La dépendance de la Tunisie à l’égard des importations agricoles est grandissante et représente une charge croissante sur les budgets de l’État réduisant sa capacité à subventionner les produits alimentaires de base (céréales, fourrages, lait, volaille)  [2]. La saison agricole 2022 / 2023 aggravera la situation. La récolte céréalière devrait atteindre 2,5 millions de quintaux contre 7,4 au cours de la saison précédente. Les zones de production céréalière de la Tunisie, le nord et la zone irriguée de Kairouan, ont été durement touchées par l’insuffisance de pluies et la hausse des températures. La production d’huile d’olive, qui concerne 33 % des superficies cultivées de la Tunisie et 60% de la main d’œuvre agricole, devrait atteindre 180 000 tonnes. Suite aux conditions climatiques, il s’agit d’un recul de 25 % par rapport à la campagne précédente et de 15 % par rapport à la moyenne de la production nationale des dix dernières années. Dans les oliveraies de la plaine kairouannaise, certains arbres étaient complètement grillés suite aux conditions climatiques.

Les évolutions climatiques, les conséquences de la pandémie et de la guerre en Ukraine renvoient aussi à des causes structurelles liées aux stratégies de développement économique et agricole du pays. Dans le secteur des céréales, la hausse des prix des intrants (engrais, produits phytosanitaires, carburants), associés à la stagnation des prix de vente, pèse sur les petits agriculteurs dont la grande majorité est fortement endettée. Ils réduisent les superficies emblavées en céréales ou se détournent des circuits de commercialisation officiels au profit d’un circuit parallèle qui offre un meilleur prix et écoule les céréales sur les marchés libyen et algérien. Dans le secteur laitier, représentant 112 000 éleveurs, la flambée des prix des aliments de bétail importés, conjuguée à la baisse de la production fourragère, conduit les petits éleveurs à réduire ou liquider leur cheptel, entraînant des pénuries de lait sur le marché local et remettant en cause une filière qui s’était structurée dans les années 70/80 et avait atteint l’autosuffisance dans les années 90 [3]. Dans le secteur oléicole, la production sera affectée par les hivers doux car les arbres ont besoin de recevoir 300 à 600 heures de froid nécessaires à leur développement. A contrario, une augmentation importante des jours de canicule devrait également réduire la production d'olives [4]. La production d’huile d’olives pourrait diminuer jusqu'à 70 % si les émissions de gaz à effet de serre continuaient à leur rythme actuel.

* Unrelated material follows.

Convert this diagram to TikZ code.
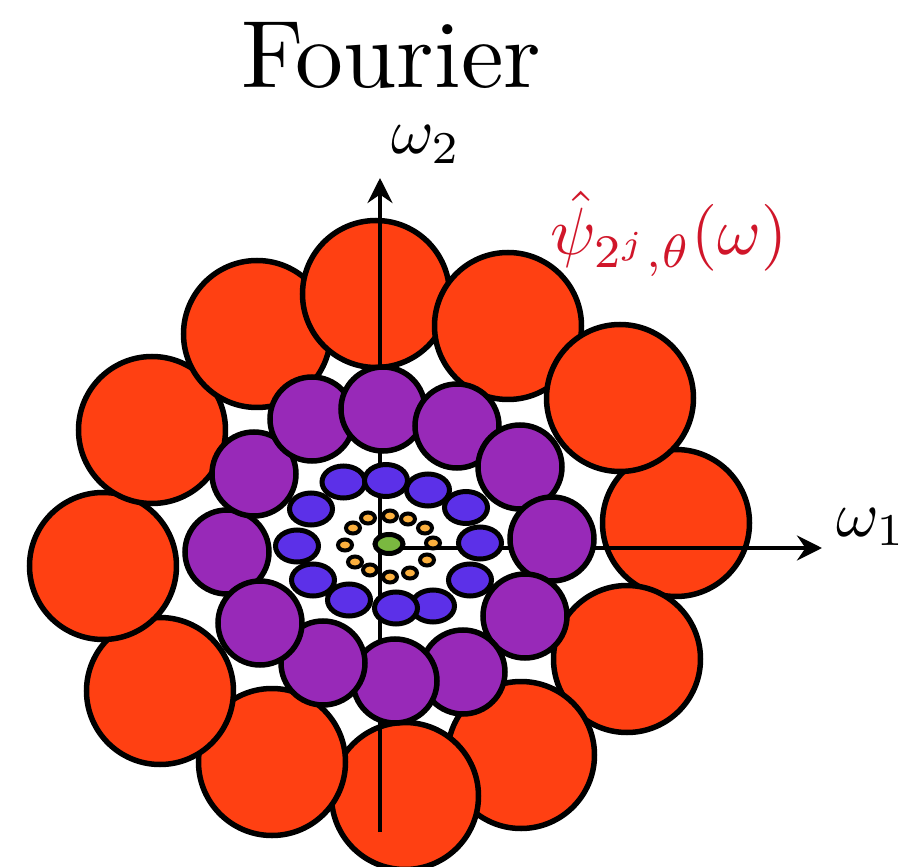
\documentclass[tikz,border=0pt]{standalone}
\usepackage{xcolor}
\usepackage{tikz}
\usetikzlibrary{arrows.meta}

\definecolor{ringRed}{RGB}{255,64,18}
\definecolor{ringPurple}{RGB}{152,41,184}
\definecolor{ringBlue}{RGB}{92,48,232}
\definecolor{ringOrange}{RGB}{252,176,62}
\definecolor{lowGreen}{RGB}{122,184,64}
\definecolor{labelRed}{RGB}{208,22,42}

\begin{document}
\begin{tikzpicture}[
    bigc/.style={circle, draw, line width=0.11cm, fill=ringRed, minimum size=2.94cm, inner sep=0pt},
    midc/.style={circle, draw, line width=0.11cm, fill=ringPurple, minimum size=1.68cm, inner sep=0pt},
    smallc/.style={draw, line width=0.1cm, fill=ringBlue, x radius=0.43cm, y radius=0.32cm},
    tinyc/.style={draw, line width=0.08cm, fill=ringOrange, x radius=0.14cm, y radius=0.11cm},
    lowc/.style={draw, line width=0.1cm, fill=lowGreen, x radius=0.28cm, y radius=0.19cm},
    axis/.style={line width=0.09cm, -{Stealth[length=0.5cm, width=0.5cm, inset=0.17cm]}},
    label/.style={anchor=base, inner sep=0pt},
    thick
]
\useasboundingbox (-7.78,-6.42) rectangle (10.38,10.9);

% scale 1: big circles
\node[bigc] (r1) at (5.74,0.44) {};
\node[bigc] (r2) at (4.76,-2.28) {};
\node[bigc] (r3) at (2.64,-4.20) {};
\node[bigc] (r4) at (0.32,-5.02) {};
\node[bigc] (r5) at (-2.34,-4.34) {};
\node[bigc] (r6) at (-4.58,-2.92) {};
\node[bigc] (r7) at (-5.72,-0.42) {};
\node[bigc] (r8) at (-4.74,2.30) {};
\node[bigc] (r9) at (-2.64,4.22) {};
\node[bigc] (r10) at (-0.26,5.02) {};
\node[bigc] (r11) at (2.38,4.38) {};
\node[bigc] (r12) at (4.62,2.94) {};

% axes
\coordinate (o) at (-0.18,-0.06);
\coordinate (ybot) at (-0.18,-5.74);
\coordinate (ytip) at (-0.18,7.34);
\coordinate (xtip) at (8.66,-0.06);
\draw[axis] (ybot) -- (ytip);
\draw[axis] (o) -- (xtip);

% scale 2
\node[midc] (p1) at (-3.24,-0.14) {};
\node[midc] (p2) at (-2.70,1.42) {};
\node[midc] (p3) at (-1.54,2.52) {};
\node[midc] (p4) at (-0.12,2.72) {};
\node[midc] (p5) at (1.36,2.38) {};
\node[midc] (p6) at (2.62,1.56) {};
\node[midc] (p7) at (3.26,0.12) {};
\node[midc] (p8) at (2.72,-1.42) {};
\node[midc] (p9) at (1.48,-2.54) {};
\node[midc] (p10) at (0.12,-2.72) {};
\node[midc] (p11) at (-1.32,-2.36) {};
\node[midc] (p12) at (-2.58,-1.56) {};

% scale 3
\draw[smallc] (-1.84,-0.02) ellipse [];
\draw[smallc] (-1.56,0.72) ellipse [];
\draw[smallc] (-0.91,1.26) ellipse [];
\draw[smallc] (-0.06,1.29) ellipse [];
\draw[smallc] (0.78,1.10) ellipse [];
\draw[smallc] (1.54,0.75) ellipse [];
\draw[smallc] (1.82,0.04) ellipse [];
\draw[smallc] (1.62,-0.70) ellipse [];
\draw[smallc] (0.88,-1.22) ellipse [];
\draw[smallc] (0.14,-1.26) ellipse [];
\draw[smallc] (-0.80,-1.10) ellipse [];
\draw[smallc] (-1.52,-0.70) ellipse [];

% scale 4
\draw[tinyc] (-0.88,0) ellipse [];
\draw[tinyc] (-0.72,0.34) ellipse [];
\draw[tinyc] (-0.42,0.54) ellipse [];
\draw[tinyc] (0.02,0.58) ellipse [];
\draw[tinyc] (0.38,0.52) ellipse [];
\draw[tinyc] (0.72,0.34) ellipse [];
\draw[tinyc] (0.88,0.04) ellipse [];
\draw[tinyc] (0.76,-0.30) ellipse [];
\draw[tinyc] (0.42,-0.56) ellipse [];
\draw[tinyc] (0.02,-0.64) ellipse [];
\draw[tinyc] (-0.38,-0.50) ellipse [];
\draw[tinyc] (-0.68,-0.34) ellipse [];

% low pass
\draw[lowc] (0,0.02) ellipse [];

% labels
\node[label, scale=5.45] (title) at (0.04,9.15) {Fourier};
\node[label, scale=3.7] (w2) at (0.74,7.82) {$\omega_2$};
\node[label, scale=3.7] (w1) at (9.64,0.18) {$\omega_1$};
\node[label, text=labelRed, scale=3.8] (psi) at (5.6,5.8) {$\hat{\psi}_{2^j,\theta}(\omega)$};

\end{tikzpicture}
\end{document}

La politique agricole va certainement devoir faire des choix douloureux. Faut-il assurer l’autosuffisance alimentaire tous produits de la Tunisie, ce qui aura pour conséquence des coûts de production élevés sur les produits non spécifiquement méditerranéens (lait, bœuf par exemple) ? Ou faut-il assurer sa sécurité alimentaire par une intégration dans le marché mondial en augmentant fortement ses exportations de produits spécifiquement méditerranéens, au prix d’une dépendance accrue sur les autres produits et donc sur les variables extérieures (prix, règlementation) [5] ?


[1] Photo « L’agriculture en Tunisie vers la marginalisation ou l’évolution ? ». In TanitJobs. 30/12/2019.

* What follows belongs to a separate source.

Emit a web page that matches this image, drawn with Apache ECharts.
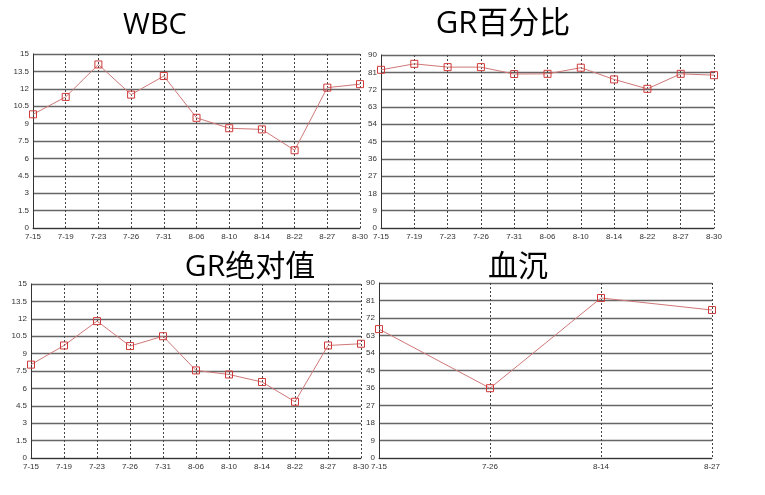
<!DOCTYPE html>
<html>
<head>
<meta charset="utf-8">
<script src="https://cdn.jsdelivr.net/npm/echarts@6/dist/echarts.min.js"></script>
<style>
  html, body { margin: 0; padding: 0; background: #fff; }
  #chart { width: 765px; height: 495px; }
</style>
</head>
<body>
<div id="chart"></div>
<script>
// dates for the three long series
const dates = ["7-15", "7-19", "7-23", "7-26", "7-31", "8-06", "8-10", "8-14", "8-22", "8-27", "8-30"];
// dates for 血沉
const esrDates = ["7-15", "7-26", "8-14", "8-27"];

const wbc = [9.8, 11.3, 14.1, 11.5, 13.1, 9.5, 8.6, 8.5, 6.7, 12.1, 12.4];
const grPercent = [82.3, 85.4, 83.7, 83.7, 80.1, 80.2, 83.4, 77.3, 72.4, 80.2, 79.5];
const grAbs = [8.05, 9.7, 11.8, 9.65, 10.5, 7.55, 7.2, 6.55, 4.85, 9.7, 9.85];
const esr = [66.3, 35.9, 82.3, 76.1];

const titles = ["WBC", "GR百分比", "GR绝对值", "血沉"];

// panel layout
const grids = [
  { left: 33, top: 54, width: 327, height: 174 },
  { left: 381, top: 55, width: 333, height: 173 },
  { left: 31, top: 284, width: 330, height: 174 },
  { left: 379, top: 283, width: 333, height: 175 },
];
const titlePos = [
  { x: 150, y: 21, size: 29 },
  { x: 498, y: 19, size: 31 },
  { x: 245, y: 262, size: 30 },
  { x: 513, y: 262, size: 30 },
];

const panels = [
  { cats: dates, data: wbc, max: 15, step: 1.5 },
  { cats: dates, data: grPercent, max: 90, step: 9 },
  { cats: dates, data: grAbs, max: 15, step: 1.5 },
  { cats: esrDates, data: esr, max: 90, step: 9 },
];

const labelStyle = { fontSize: 8, color: "#333", fontFamily: "Liberation Sans" };

const option = {
  animation: false,
  backgroundColor: "#fff",
  title: titles.map((t, i) => ({
    text: t,
    left: titlePos[i].x,
    top: titlePos[i].y,
    textAlign: "center",
    textVerticalAlign: "middle",
    textStyle: {
      fontSize: titlePos[i].size,
      fontWeight: "normal",
      color: "#000",
      fontFamily: "Open Sans, Noto Sans CJK SC",
    },
  })),
  grid: grids,
  xAxis: panels.map((p, i) => ({
    type: "category",
    gridIndex: i,
    data: p.cats,
    boundaryGap: false,
    axisLine: { lineStyle: { color: "#333", width: 1 } },
    axisTick: { show: false },
    axisLabel: Object.assign({ margin: 5, interval: 0 }, labelStyle),
    splitLine: {
      show: true,
      lineStyle: { color: "#444", type: [2, 2], width: 1 },
    },
  })),
  yAxis: panels.map((p, i) => ({
    type: "value",
    gridIndex: i,
    min: 0,
    max: p.max,
    interval: p.step,
    axisLine: { show: true, lineStyle: { color: "#333", width: 1 } },
    axisTick: { show: false },
    axisLabel: Object.assign({ margin: 4 }, labelStyle),
    splitLine: { lineStyle: { color: "#666", width: 1.3 } },
  })),
  series: panels.map((p, i) => ({
    type: "line",
    xAxisIndex: i,
    yAxisIndex: i,
    data: p.data,
    symbol: "rect",
    symbolSize: 7,
    lineStyle: { color: "#d07878", width: 1 },
    itemStyle: { color: "rgba(255,255,255,0)", borderColor: "#d03a3a", borderWidth: 1 },
  })),
};

const chart = echarts.init(document.getElementById("chart"));
chart.setOption(option);
</script>
</body>
</html>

[2] Alia Gana. « Agriculture en Tunisie : flambée des prix, crise structurelle ». Fondation pour l’Agriculture et la Ruralité dans le Monde. 28/03/2023.

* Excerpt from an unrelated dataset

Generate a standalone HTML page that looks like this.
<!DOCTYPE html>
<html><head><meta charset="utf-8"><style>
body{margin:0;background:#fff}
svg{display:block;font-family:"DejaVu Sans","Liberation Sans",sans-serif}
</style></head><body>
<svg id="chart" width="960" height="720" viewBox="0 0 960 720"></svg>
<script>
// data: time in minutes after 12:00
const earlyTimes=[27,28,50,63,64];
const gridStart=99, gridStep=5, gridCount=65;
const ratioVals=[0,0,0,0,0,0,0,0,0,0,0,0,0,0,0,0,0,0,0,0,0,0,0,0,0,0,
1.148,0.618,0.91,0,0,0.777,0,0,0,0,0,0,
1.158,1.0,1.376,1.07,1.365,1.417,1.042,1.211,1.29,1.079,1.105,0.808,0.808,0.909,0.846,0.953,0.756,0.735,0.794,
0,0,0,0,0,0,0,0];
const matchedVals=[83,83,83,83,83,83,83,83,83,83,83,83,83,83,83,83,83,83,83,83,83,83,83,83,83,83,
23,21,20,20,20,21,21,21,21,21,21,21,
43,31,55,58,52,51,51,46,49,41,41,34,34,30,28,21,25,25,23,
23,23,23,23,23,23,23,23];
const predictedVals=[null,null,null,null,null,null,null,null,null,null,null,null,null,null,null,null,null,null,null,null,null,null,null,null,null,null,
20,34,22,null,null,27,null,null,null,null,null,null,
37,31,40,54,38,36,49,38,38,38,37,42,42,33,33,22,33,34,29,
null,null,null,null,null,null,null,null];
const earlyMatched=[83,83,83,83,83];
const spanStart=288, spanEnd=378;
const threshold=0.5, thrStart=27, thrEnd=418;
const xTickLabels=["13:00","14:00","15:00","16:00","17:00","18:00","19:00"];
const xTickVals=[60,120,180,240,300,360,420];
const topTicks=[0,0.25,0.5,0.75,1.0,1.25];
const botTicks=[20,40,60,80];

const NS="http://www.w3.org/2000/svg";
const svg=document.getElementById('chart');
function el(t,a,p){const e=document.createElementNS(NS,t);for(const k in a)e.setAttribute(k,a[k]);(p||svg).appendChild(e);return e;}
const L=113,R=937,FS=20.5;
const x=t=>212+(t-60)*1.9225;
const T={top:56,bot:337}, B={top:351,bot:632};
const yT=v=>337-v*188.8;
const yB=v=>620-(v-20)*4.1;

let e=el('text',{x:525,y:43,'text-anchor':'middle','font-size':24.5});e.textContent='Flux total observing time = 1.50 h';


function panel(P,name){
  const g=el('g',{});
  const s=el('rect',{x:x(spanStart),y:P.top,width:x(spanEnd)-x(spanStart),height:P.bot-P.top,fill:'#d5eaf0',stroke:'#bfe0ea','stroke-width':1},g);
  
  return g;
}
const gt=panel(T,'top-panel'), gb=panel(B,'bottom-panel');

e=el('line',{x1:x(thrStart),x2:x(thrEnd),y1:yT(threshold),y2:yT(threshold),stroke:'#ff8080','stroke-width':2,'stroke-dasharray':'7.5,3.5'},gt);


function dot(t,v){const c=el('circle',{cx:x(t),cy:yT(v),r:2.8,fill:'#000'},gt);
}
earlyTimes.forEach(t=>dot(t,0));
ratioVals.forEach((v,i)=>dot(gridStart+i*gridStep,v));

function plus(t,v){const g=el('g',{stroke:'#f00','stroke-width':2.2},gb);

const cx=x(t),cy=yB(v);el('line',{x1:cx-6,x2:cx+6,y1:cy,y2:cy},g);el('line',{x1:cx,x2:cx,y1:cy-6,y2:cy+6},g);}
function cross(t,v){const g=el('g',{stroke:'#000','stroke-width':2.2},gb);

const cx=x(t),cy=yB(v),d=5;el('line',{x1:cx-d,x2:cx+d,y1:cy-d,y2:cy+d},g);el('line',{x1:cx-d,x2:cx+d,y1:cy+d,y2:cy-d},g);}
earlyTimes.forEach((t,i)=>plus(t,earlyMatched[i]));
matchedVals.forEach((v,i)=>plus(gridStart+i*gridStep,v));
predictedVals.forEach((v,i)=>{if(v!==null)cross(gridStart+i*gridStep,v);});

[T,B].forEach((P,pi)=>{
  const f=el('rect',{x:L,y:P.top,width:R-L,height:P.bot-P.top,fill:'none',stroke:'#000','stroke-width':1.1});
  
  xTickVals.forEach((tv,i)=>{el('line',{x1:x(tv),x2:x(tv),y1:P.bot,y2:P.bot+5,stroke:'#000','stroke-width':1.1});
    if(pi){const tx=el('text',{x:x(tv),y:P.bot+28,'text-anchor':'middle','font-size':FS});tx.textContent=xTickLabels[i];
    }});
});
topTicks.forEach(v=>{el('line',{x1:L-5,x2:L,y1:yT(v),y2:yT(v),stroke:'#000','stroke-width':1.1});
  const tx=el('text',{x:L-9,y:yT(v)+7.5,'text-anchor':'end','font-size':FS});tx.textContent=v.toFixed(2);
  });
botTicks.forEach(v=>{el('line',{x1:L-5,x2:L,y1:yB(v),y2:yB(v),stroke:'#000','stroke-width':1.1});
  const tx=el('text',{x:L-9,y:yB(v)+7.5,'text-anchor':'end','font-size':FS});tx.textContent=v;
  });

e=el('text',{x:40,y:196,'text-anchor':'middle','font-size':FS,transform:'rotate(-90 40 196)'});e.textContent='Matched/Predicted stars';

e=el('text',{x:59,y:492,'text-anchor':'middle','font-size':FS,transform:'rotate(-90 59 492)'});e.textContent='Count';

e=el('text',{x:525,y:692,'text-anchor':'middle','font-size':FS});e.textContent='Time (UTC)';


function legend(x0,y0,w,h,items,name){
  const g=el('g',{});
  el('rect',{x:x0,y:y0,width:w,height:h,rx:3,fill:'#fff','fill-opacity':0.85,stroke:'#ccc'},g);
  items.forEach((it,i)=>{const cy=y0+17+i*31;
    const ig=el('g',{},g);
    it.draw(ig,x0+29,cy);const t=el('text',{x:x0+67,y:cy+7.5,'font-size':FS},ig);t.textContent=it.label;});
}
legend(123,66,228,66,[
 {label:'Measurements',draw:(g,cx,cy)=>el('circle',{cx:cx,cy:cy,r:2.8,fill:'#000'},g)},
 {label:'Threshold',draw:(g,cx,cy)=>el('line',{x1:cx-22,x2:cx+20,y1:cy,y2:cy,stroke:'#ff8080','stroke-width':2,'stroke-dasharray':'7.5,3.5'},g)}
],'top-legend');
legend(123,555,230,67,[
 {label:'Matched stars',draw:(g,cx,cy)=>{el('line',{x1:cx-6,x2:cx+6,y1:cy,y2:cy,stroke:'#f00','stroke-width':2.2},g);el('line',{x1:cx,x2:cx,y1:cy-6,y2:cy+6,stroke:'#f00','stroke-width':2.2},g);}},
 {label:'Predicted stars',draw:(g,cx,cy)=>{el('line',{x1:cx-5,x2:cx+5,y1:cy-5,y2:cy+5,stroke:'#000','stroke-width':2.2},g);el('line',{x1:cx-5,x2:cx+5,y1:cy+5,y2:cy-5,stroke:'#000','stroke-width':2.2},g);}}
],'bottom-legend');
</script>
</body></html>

[3] Ridha Bergaoui. « Tunisie : La filière lait au bord de la faillite ». In « Leaders ». 22/08/2022.

[4] Observatoire National Tunisien de l'Agriculture. « Le changement climatique réduira considérablement la production d’huile d’olives ». 07/03/2022.

[5] Habib Ayeb. « De La Construction De La Dépendance Alimentaire en Tunisie ». Observatoire de la Souveraineté Alimentaire – OSAE. Décembre 2019.

Banque Mondiale. « Libérer le potentiel de l'agriculture afin de dynamiser la croissance dans les régions de l'intérieur ». In « La révolution inachevée ». Revue des politiques de développement. Mai 2014.